Inset the pH probe into the vessel through the rubber cover. Turn on the argon. Once the gas in the reaction vessel as been completely replaced by the argon, the apparatus is ready for charging the aluminum alloy test pieces.
Turn on the magnetic stirrer. To stabilize movement of the stir bar in the water, controlling the rotation speed is important. A speed ranging from 60 rpm to 240 rpm is best.
Every two minutes, measure the hydrogen concentration using the gas chromatograph, and measure the pH. After one hour, turn off the magnetic stirrer, and remove the test pieces and stir bar from the reaction vessel. To detach the test pieces from the stir bar, immerse them in acetone, and apply ultrasonic vibration for five minutes.
Before proceeding to the next step, measure the weight and thickness of the test pieces. Use a tensile test machine to measure the material properties of the test pieces. Set the crosshead speed of the machine to two millimeters per minute.
Then measure the stress-strain relationship for the test pieces. To calculate the amount of hydrogen absorbed during the friction in water procedure, first measure the hydrogen released by the test pieces when heated. Cut the test piece to a rectangular shape of one by five by 10 millimeters.
Place the test piece inside a quartz tube with a diameter of 10 millimeters, and place the quartz tube in a tubular furnace. Connect the tube to the gas chromatograph and to the argon gas supply. Turn on the flow of argon gas.
Heat the quartz tube containing the test piece, increasing the temperature at a constant rate of 200 degrees Celsius per hour until it reaches a temperature of 625 degrees Celsius. While the quartz tube and test piece are being heated, use the gas chromatograph to measure the hydrogen released every two minutes. Aluminum-magnesium-silicon alloys with three different iron concentrations were subjected to the friction in water procedure, 0.1%iron, 0.2%iron, and 0.7%iron.
Regardless of the iron concentration, the test pieces emitted large amounts of hydrogen during the procedure. Thermal desorption analysis was performed on both uncharged and hydrogen-charged samples. Regardless of the iron concentration of the alloy, the total hydrogen concentration increased as a result of the friction in water procedure.
Compared to the method of pre-stained in humid air, friction in water is an effective method of hydrogen charging an aluminum alloy. Thermal desorption analysis showed a higher hydrogen release rate for alloy charged using the friction in water procedure, and the calculated hydrogen concentration was substantially higher. Compared to uncharged alloy samples, hydrogen-charged alloy samples showed lower ductility.
This indicates that the friction in water procedure resulted in hydrogen embrittlement. Secondary electron microscopy was used to examine the fracture morphology of aluminum-magnesium-silicon alloy containing 0.1%iron. After the friction in water procedure, the morphology changed to a grain boundary fracture.

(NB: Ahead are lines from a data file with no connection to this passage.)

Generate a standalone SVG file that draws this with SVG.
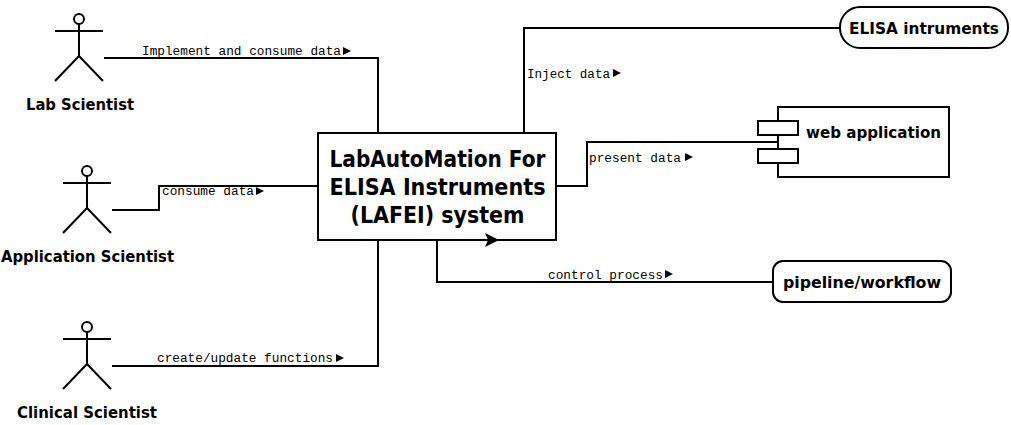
<svg xmlns="http://www.w3.org/2000/svg" width="1011" height="425" viewBox="0 0 1011 425">
<style>
.s{fill:none;stroke:#000;stroke-width:2}
.w{fill:#fff;stroke:#000;stroke-width:2}
.n{font-family:"DejaVu Sans",sans-serif;font-weight:700;font-size:16px;fill:#000}
.m{font-family:"DejaVu Sans",sans-serif;font-weight:700;font-size:23px;fill:#000;text-anchor:middle}
.l{font-family:"Liberation Mono",monospace;font-size:12px;fill:#000}
.a{fill:#000;stroke:none}
</style>
<defs>
<g id="actor"><circle class="s" cx="0" cy="0" r="5"/><path class="s" d="M-24 12H24M0 5V37M-24 62L0 37L24 62"/></g>
</defs>
<rect width="1011" height="425" fill="#fff"/>
<g id="connectors">
<path class="s" d="M104 58H378V133"/>
<path class="s" d="M112 210H159V186H318"/>
<path class="s" d="M112 366H378V240"/>
<path class="s" d="M524 133V28H840"/>
<path class="s" d="M556 186H587V142H778"/>
<path class="s" d="M437 240V282H773"/>
<polygon class="a" points="343,47 351,51 343,55"/>
<polygon class="a" points="256,187 264,191 256,195"/>
<polygon class="a" points="336,354 344,358 336,362"/>
<polygon class="a" points="613,69 621,73 613,77"/>
<polygon class="a" points="685,153 693,157 685,161"/>
<polygon class="a" points="665,270 673,274 665,278"/>
<text class="l" x="142" y="55" textLength="199" lengthAdjust="spacingAndGlyphs">Implement and consume data</text>
<text class="l" x="162" y="195" textLength="92" lengthAdjust="spacingAndGlyphs">consume data</text>
<text class="l" x="157" y="362" textLength="176" lengthAdjust="spacingAndGlyphs">create/update functions</text>
<text class="l" x="527" y="78" textLength="83" lengthAdjust="spacingAndGlyphs">Inject data</text>
<text class="l" x="589" y="162" textLength="92" lengthAdjust="spacingAndGlyphs">present data</text>
<text class="l" x="548" y="279" textLength="115" lengthAdjust="spacingAndGlyphs">control process</text>
</g>
<g id="lab-scientist"><use href="#actor" x="79" y="19"/><text class="n" x="26" y="110" textLength="108" lengthAdjust="spacingAndGlyphs">Lab Scientist</text></g>
<g id="application-scientist"><use href="#actor" x="87" y="171"/><text class="n" x="1" y="262" textLength="173" lengthAdjust="spacingAndGlyphs">Application Scientist</text></g>
<g id="clinical-scientist"><use href="#actor" x="87" y="327"/><text class="n" x="17" y="418" textLength="140" lengthAdjust="spacingAndGlyphs">Clinical Scientist</text></g>
<g id="lafei-system">
<rect class="w" x="318" y="133" width="238" height="107"/>
<polygon class="a" points="485,233 499,240 485,247 488,240"/>
<text class="m" x="437.500" y="167" textLength="216" lengthAdjust="spacingAndGlyphs">LabAutoMation For</text>
<text class="m" x="437.500" y="195" textLength="216" lengthAdjust="spacingAndGlyphs">ELISA Instruments</text>
<text class="m" x="437.500" y="223" textLength="174" lengthAdjust="spacingAndGlyphs">(LAFEI) system</text>
</g>
<g id="elisa-instruments"><rect class="w" x="840" y="7" width="168" height="41" rx="20" ry="20"/><text class="n" x="849" y="34" textLength="150" lengthAdjust="spacingAndGlyphs">ELISA intruments</text></g>
<g id="web-application">
<rect class="w" x="778" y="107" width="171" height="70"/>
<rect class="w" x="758" y="121" width="40" height="14"/>
<rect class="w" x="758" y="149" width="40" height="14"/>
<text class="n" x="806" y="138" textLength="135" lengthAdjust="spacingAndGlyphs">web application</text>
</g>
<g id="pipeline-workflow"><rect class="w" x="773" y="261" width="178" height="41" rx="10" ry="10"/><text class="n" x="783" y="288" textLength="158" lengthAdjust="spacingAndGlyphs">pipeline/workflow</text></g>
</svg>
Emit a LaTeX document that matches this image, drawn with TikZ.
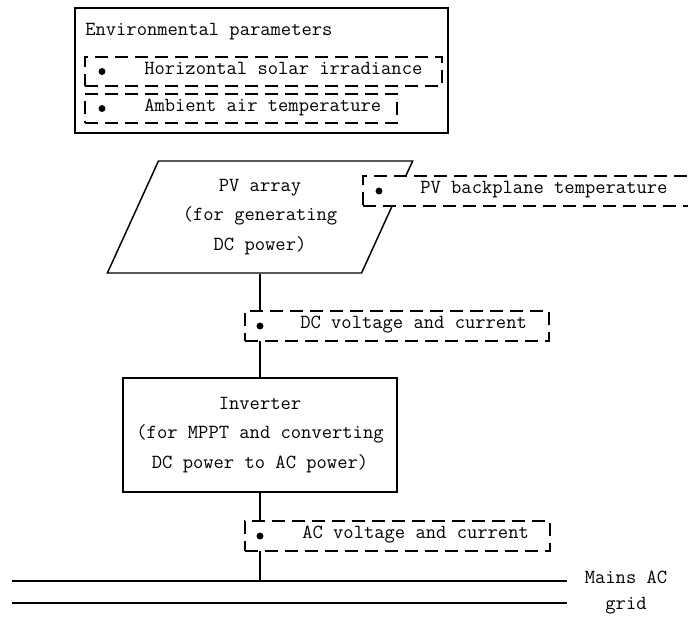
\documentclass[tikz,border=0pt]{standalone}
\usepackage{tikz}
\usetikzlibrary{shapes.geometric,positioning,calc}
\def\u{0.75pt}
\tikzset{
  solidbox/.style={draw,line width=1.1pt,inner sep=0pt},
  sensebox/.style={draw,line width=1.1pt,dash pattern=on 9.75pt off 5.25pt,fill=white,inner sep=0pt,minimum height=30*\u},
  dot/.style={circle,fill=black,inner sep=0pt,minimum size=5.2pt},
  txt/.style={inner sep=0pt,anchor=mid west},
  wire/.style={line width=1.1pt}
}
\begin{document}
\begin{tikzpicture}[x=0.75pt,y=-0.75pt,font=\fontsize{15}{22}\selectfont\ttfamily]
\useasboundingbox (0,0) rectangle (688,619);
\clip (0,0) rectangle (688,619);
% environmental parameters
\node[solidbox,minimum width=373*\u,minimum height=125*\u] (env) at (261.5,70.5) {};
\node[txt] (envtitle) at (85,33) {Environmental parameters};
\node[sensebox,minimum width=357*\u,minimum height=29*\u] (irr) at (263.5,71.5) {};
\node[dot] (irrdot) at (102,71.5) {};
\node[txt] (irrtxt) at (144,71.5) {Horizontal solar irradiance};
\node[sensebox,minimum width=312*\u,minimum height=29*\u] (amb) at (241,108.5) {};
\node[dot] (ambdot) at (102,108.5) {};
\node[txt] (ambtxt) at (144,108.5) {Ambient air temperature};
% PV array and inverter
\node[trapezium,trapezium left angle=64,trapezium right angle=116,trapezium stretches=true,
  draw,line width=1.1pt,minimum width=306*\u,minimum height=112*\u,align=center] (pv) at (260,217)
  {PV array\\(for generating\\DC power)};
\node[solidbox,minimum width=274*\u,minimum height=114*\u,align=center] (inv) at (260,435)
  {Inverter\\(for MPPT and converting\\DC power to AC power)};
% grid
\coordinate (g1w) at (12,581);
\coordinate (g1e) at (567,581);
\coordinate (g2w) at (12,603);
\coordinate (g2e) at (567,603);
\draw[wire] (g1w) -- (g1e);
\draw[wire] (g2w) -- (g2e);
\node[align=center,font=\fontsize{15}{19.5}\selectfont\ttfamily] (grid) at (626,593) {Mains AC\\grid};
\draw[wire] (inv.north) -- (inv.north |- pv.south);
\draw[wire] (inv.south) -- (inv.south |- g1w);
% measured quantities
\node[sensebox,minimum width=337*\u] (bpt) at (531.5,191) {};
\node[dot] (bptdot) at (379,191) {};
\node[txt] (bpttxt) at (420,191) {PV backplane temperature};
\node[sensebox,minimum width=304*\u] (dcm) at (397,326) {};
\node[dot] (dcmdot) at (260,326) {};
\node[txt] (dcmtxt) at (300,326) {DC voltage and current};
\node[sensebox,minimum width=305*\u] (acm) at (397.5,536) {};
\node[dot] (acmdot) at (260,536) {};
\node[txt] (acmtxt) at (302,536) {AC voltage and current};
\end{tikzpicture}
\end{document}
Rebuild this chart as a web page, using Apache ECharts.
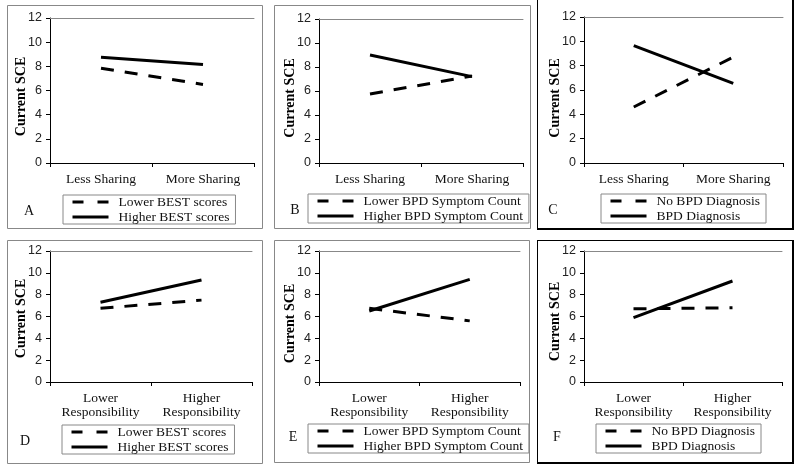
<!DOCTYPE html>
<html>
<head>
<meta charset="utf-8">
<script src="https://cdn.jsdelivr.net/npm/echarts@6/dist/echarts.min.js"></script>
<style>html,body{margin:0;padding:0;background:#fff;}#c{width:800px;height:470px;}</style>
</head>
<body>
<div id="c"></div>
<script>
// ---- data ----
const sharingCats = ['Less Sharing', 'More Sharing'];
const respCats = ['Lower\nResponsibility', 'Higher\nResponsibility'];
const yTicks = [0, 2, 4, 6, 8, 10, 12];

const lowerBEST_share = [7.85, 6.5];
const higherBEST_share = [8.75, 8.15];
const lowerBPD_share = [5.75, 7.25];
const higherBPD_share = [9.0, 7.2];
const noBPD_share = [4.6, 8.7];
const bpd_share = [9.65, 6.55];

const lowerBEST_resp = [6.75, 7.5];
const higherBEST_resp = [7.3, 9.35];
const lowerBPD_resp = [6.75, 5.6];
const higherBPD_resp = [6.5, 9.4];
const noBPD_resp = [6.7, 6.8];
const bpd_resp = [5.9, 9.25];

const panelLetters = ['A', 'B', 'C', 'D', 'E', 'F'];
const namesBEST = ['Lower BEST scores', 'Higher BEST scores'];
const namesBPD = ['Lower BPD Symptom Count', 'Higher BPD Symptom Count'];
const namesDx = ['No BPD Diagnosis', 'BPD Diagnosis'];

// ---- layout ----
const panels = [
  {grid: {left: 50, top: 18, width: 204, height: 145}, cats: sharingCats, names: namesBEST, data: [lowerBEST_share, higherBEST_share], legend: {left: 63, top: 195}, letter: [29, 211], nameShift: 6},
  {grid: {left: 319, top: 19, width: 204, height: 144}, cats: sharingCats, names: namesBPD, data: [lowerBPD_share, higherBPD_share], legend: {left: 308, top: 194}, letter: [295, 210], nameShift: 7},
  {grid: {left: 584, top: 17, width: 199, height: 146}, cats: sharingCats, names: namesDx, data: [noBPD_share, bpd_share], legend: {left: 601, top: 194}, letter: [553, 210], nameShift: 8},
  {grid: {left: 50, top: 251, width: 202, height: 131}, cats: respCats, names: namesBEST, data: [lowerBEST_resp, higherBEST_resp], legend: {left: 62, top: 425}, letter: [25, 441], nameShift: 2},
  {grid: {left: 319, top: 251, width: 201, height: 131}, cats: respCats, names: namesBPD, data: [lowerBPD_resp, higherBPD_resp], legend: {left: 308, top: 424}, letter: [293, 437], nameShift: 7},
  {grid: {left: 584, top: 251, width: 198, height: 131}, cats: respCats, names: namesDx, data: [noBPD_resp, bpd_resp], legend: {left: 596, top: 424}, letter: [557, 437], nameShift: 5}
];

const serif = 'Liberation Serif';
const sans = 'Liberation Sans';
const dashPattern = [13, 11];
const legendDash = [11, 14];
const grids = [], xAxes = [], yAxes = [], series = [], legends = [], graphics = [];

panels.forEach((p, i) => {
  grids.push(Object.assign({containLabel: false}, p.grid));
  xAxes.push({
    type: 'category', gridIndex: i, data: p.cats, boundaryGap: true,
    axisLine: {lineStyle: {color: '#000', width: 1}},
    axisTick: {show: true, length: 4, lineStyle: {color: '#000'}},
    axisLabel: {fontFamily: serif, fontSize: 13.5, color: '#111', margin: 9, lineHeight: 14, interval: 0}
  });
  xAxes.push({
    type: 'category', gridIndex: i, data: p.cats, position: 'top',
    axisLine: {lineStyle: {color: '#888', width: 1}},
    axisTick: {show: false}, axisLabel: {show: false}
  });
  yAxes.push({
    type: 'value', gridIndex: i, min: 0, max: 12, interval: 2,
    name: 'Current SCE', nameLocation: 'middle', nameGap: 22, nameMoveOverlap: false,
    nameTextStyle: {fontFamily: serif, fontWeight: 'bold', fontSize: 14, color: '#000',
      padding: [0, p.nameShift * 2, 0, 0]},
    axisLine: {show: true, lineStyle: {color: '#000', width: 1}},
    axisTick: {show: true, length: 4, lineStyle: {color: '#000'}},
    axisLabel: {fontFamily: sans, fontSize: 12.5, color: '#222', margin: 8,
      formatter: v => yTicks.indexOf(v) >= 0 ? String(v) : ''},
    splitLine: {show: false}
  });
  p.names.forEach((nm, k) => {
    series.push({
      type: 'line', name: nm, xAxisIndex: i * 2, yAxisIndex: i,
      data: p.data[k], symbol: 'none', silent: true, animation: false,
      lineStyle: {color: '#000', width: 3, type: k === 0 ? dashPattern : 'solid'},
      itemStyle: {color: '#000'}
    });
  });
  legends.push({
    left: p.legend.left, top: p.legend.top, orient: 'vertical',
    data: p.names.map((nm, k) => ({
      name: nm,
      lineStyle: {color: '#000', width: 3, type: k === 0 ? legendDash : 'solid'},
      itemStyle: {opacity: 0, color: 'rgba(0,0,0,0)', borderWidth: 0}
    })),
    itemStyle: {opacity: 0, color: 'rgba(0,0,0,0)', borderWidth: 0},
    itemWidth: 36, itemHeight: 13, itemGap: 1,
    padding: [0, 6, 0, 8], borderColor: '#888', borderWidth: 1,
    selectedMode: false,
    textStyle: {fontFamily: serif, fontSize: 13.5, color: '#111', padding: [0, 0, 0, 5], lineHeight: 13}
  });
  graphics.push({
    type: 'text', x: p.letter[0], y: p.letter[1],
    style: {text: panelLetters[i], font: '14px "Liberation Serif"', fill: '#111', align: 'center', verticalAlign: 'middle'}
  });
});

// panel frames
const grayFrames = [[7, 5, 255, 223], [274, 5, 256, 223], [7, 240, 255, 223], [274, 240, 255, 222]];
grayFrames.forEach(r => graphics.push({type: 'rect', shape: {x: r[0] + 0.5, y: r[1] + 0.5, width: r[2], height: r[3]}, style: {fill: 'none', stroke: '#888', lineWidth: 1}}));
// black frames (C and F)
[[0, 229], [240, 463]].forEach(v => {
  graphics.push({type: 'line', shape: {x1: 537.5, y1: v[0], x2: 537.5, y2: v[1]}, style: {stroke: '#000', lineWidth: 1}});
  graphics.push({type: 'line', shape: {x1: 793, y1: v[0], x2: 793, y2: v[1] + 1}, style: {stroke: '#000', lineWidth: 2}});
  graphics.push({type: 'line', shape: {x1: 537, y1: v[1], x2: 794, y2: v[1]}, style: {stroke: '#000', lineWidth: 2}});
});
graphics.push({type: 'line', shape: {x1: 537, y1: 240.5, x2: 793, y2: 240.5}, style: {stroke: '#000', lineWidth: 1}});

const chart = echarts.init(document.getElementById('c'), null, {renderer: 'canvas'});
chart.setOption({
  animation: false,
  backgroundColor: '#fff',
  grid: grids, xAxis: xAxes, yAxis: yAxes, series: series, legend: legends,
  graphic: graphics
});
</script>
</body>
</html>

This indicates that hydrogen atoms introduced by the friction in water procedure enhanced the decohesion of grain boundaries, leading to hydrogen embrittlement. It is possible to hydrogen-charge aluminum alloys through exposure and humid air with brittle deformation with a slow stirring rate. However, the current method result in a greater amount of hydrogen charging.
This method makes it easy for researchers to evaluate the hydrogen embrittlement sensitivity of aluminum alloys that have a variety of different chemical compositions. It may be applied to the development of hydrogen storage materials.